The following is a representative listing of the spellings of the Assiniboine name as written before the year 1800.

1640 -- Assinipour
1658 -- Assinipoualak
1667 -- Assinipoualac
1670 -- Assinipouar
1671 -- Assinipoal
1678 -- Asseniboualak, Assenipoulak, Assinipoel
1680 -- Assenipoulae
1681 -- Assinibouet
1683 -- Asseliboi
1685 -- Assiniboi
1695 -- Assiniboesi
1698 -- Assenepoil, Assenipoualac
1700 -- Assinipoil
1702 -- Assilibouel
1703 -- Assimpoual, Assinipoual
1705 -- Assinipoval
1710 -- Assenipoual, Assenipouel
1716 -- Assinipoile, Assiniboil
1720 -- Assinibouel
1722 -- Assinibouane
1723 -- Asinipovales, Arsenipoiti
1731 -- Assiniboelle
1736 -- Assenipoel, Assinepoel
1738 -- Assiliboille
1741 -- Assenipouval, Assinepoualao
1744 -- Assinibouel
1750 -- Assinpoulac
1756 -- Asiniboel
1765 -- Assineboe
1766 -- Assinaboe
1778 -- Assiniboine
1788 -- Assinibolese
1788 -- Assenipoval
1794 -- Ossnobian
1795 -- Assiniboil, Assiniboit, Nasseniboine
1796 -- Assiniboine, Assiniboin, Asseniboine, Osniboine


Sources for these Spellings

Hodge, Frederick W., Handbook of American Indians North of Mexico. Bulletin 30 of the Smithsonian Institution Bureau of American Ethnology. 2 Vols. New York, 1959.

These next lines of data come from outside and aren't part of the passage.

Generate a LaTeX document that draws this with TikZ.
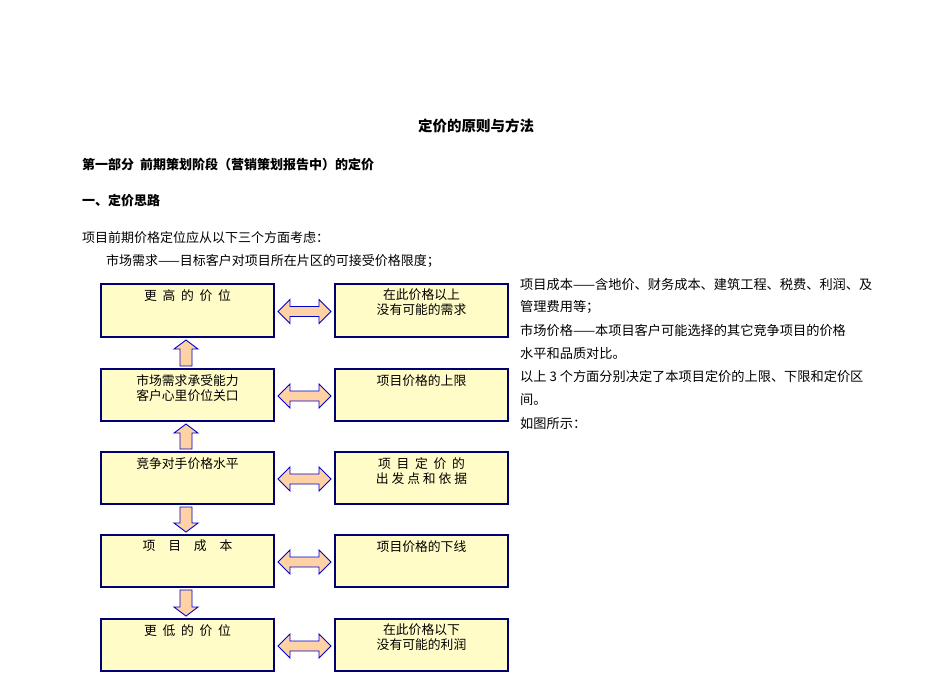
\documentclass[tikz,border=0pt]{standalone}
\usepackage{fontspec}
\setmainfont{Noto Sans CJK SC}
\begin{document}
\begin{tikzpicture}[x=1pt,y=-1pt,
  bx/.style={draw=blue!45!black,line width=1.2pt,fill=yellow!22!white},
  arr/.style={draw=blue!80!black,line width=0.9pt,fill=orange!35!white},
  tx/.style={font=\fontsize{13}{15}\selectfont,anchor=west,inner sep=0},
  bt/.style={font=\fontsize{12.8}{15}\selectfont,align=center,anchor=north,inner sep=0}]
\useasboundingbox (0,0) rectangle (950,672);
\node[font=\fontsize{14.5}{16}\selectfont\bfseries] (title) at (476,126) {定价的原则与方法};
\node[tx,font=\fontsize{13}{15}\selectfont\bfseries] (h1) at (82,165) {第一部分\ \ 前期策划阶段（营销策划报告中）的定价};
\node[tx,font=\fontsize{13}{15}\selectfont\bfseries] (h2) at (82,201) {一、定价思路};
\node[tx] (p1) at (82,238) {项目前期价格定位应从以下三个方面考虑：};
\node[tx] (p2) at (106,261) {市场需求——目标客户对项目所在片区的可接受价格限度；};
\foreach \t [count=\i] in {项目成本——含地价、财务成本、建筑工程、税费、利润、及,管理费用等；,市场价格——本项目客户可能选择的其它竞争项目的价格,水平和品质对比。,以上 3 个方面分别决定了本项目定价的上限、下限和定价区,间。,如图所示：}
  \node[tx,font=\fontsize{13.2}{15}\selectfont] (r\i) at (520,{284+23.2*(\i-1)}) {\t};
\foreach \n/\ya/\yb/\lt/\rt in {1/284/337/{更\ \ 高\ \ 的\ \ 价\ \ 位}/{在此价格以上\\没有可能的需求},
  2/369/421/{市场需求承受能力\\客户心里价位关口}/{项目价格的上限},
  3/452/504/{竞争对手价格水平}/{项\ \ 目\ \ 定\ \ 价\ \ 的\\出\ 发\ 点\ 和\ 依\ 据},
  4/535/587/{项\quad 目\quad 成\quad 本}/{项目价格的下线},
  5/619/671/{更\ \ 低\ \ 的\ \ 价\ \ 位}/{在此价格以下\\没有可能的利润}} {
  \draw[bx] (101,\ya) rectangle (274,\yb);
  \draw[bx] (335,\ya) rectangle (508,\yb);
  \node[bt] (L\n) at (187.5,\ya+5) {\lt};
  \node[bt] (R\n) at (421.5,\ya+5) {\rt};
  \pgfmathsetmacro\c{(\ya+\yb)/2+1}
  \draw[arr] (278,\c) -- (290,\c-12) -- (290,\c-5) -- (319,\c-5) -- (319,\c-12) -- (331,\c) -- (319,\c+12) -- (319,\c+5) -- (290,\c+5) -- (290,\c+12) -- cycle;
}
% up arrows
\foreach \t/\b in {340/366,424/449}
  \draw[arr] (186,\t) -- (198,\t+9) -- (192,\t+9) -- (192,\b) -- (180,\b) -- (180,\t+9) -- (174,\t+9) -- cycle;
% down arrows
\foreach \t/\b in {507/532,590/616}
  \draw[arr] (186,\b) -- (198,\b-9) -- (192,\b-9) -- (192,\t) -- (180,\t) -- (180,\b-9) -- (174,\b-9) -- cycle;
\end{tikzpicture}
\end{document}
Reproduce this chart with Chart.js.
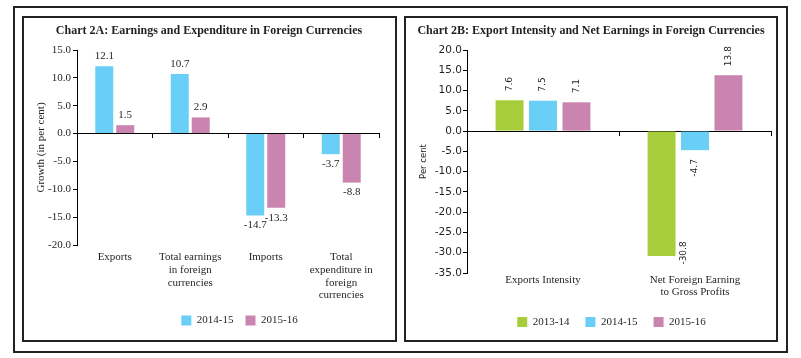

Jackson, Donald, ed. Letters of the Lewis and Clark Expedition with related documents, 1783-1835. 2 Vols. Urbana, 1978.

Nasatir, Abraham P., ed. Before Lewis and Clark: Documents Illustrating the History of the Missouri, 1785-1804. 2 Vols. St. Louis Historical Documents Foundation, 1952.

Quaife, Mile, M. The Journals of Captain Meriwether Lewis and Sergeant John Ordway. Madison: State Historical Society of Wisconsin, 1965.

Smith, Hubert G. The Explorations of the La Verendreyes in the Northern Plains, 1738-43. Lincoln: University of Nebraska Press, 1980.

Thwaites, Reuben G. Original Journals of the Lewis and Clark Expedition. 8 Vols. New York: Dodd Meade and Company, 1905.

Wood, R.W., and T.D. Theissen. Early Fur Trade on the Northern Plains. Norman: University of Oklahoma Press, 1985.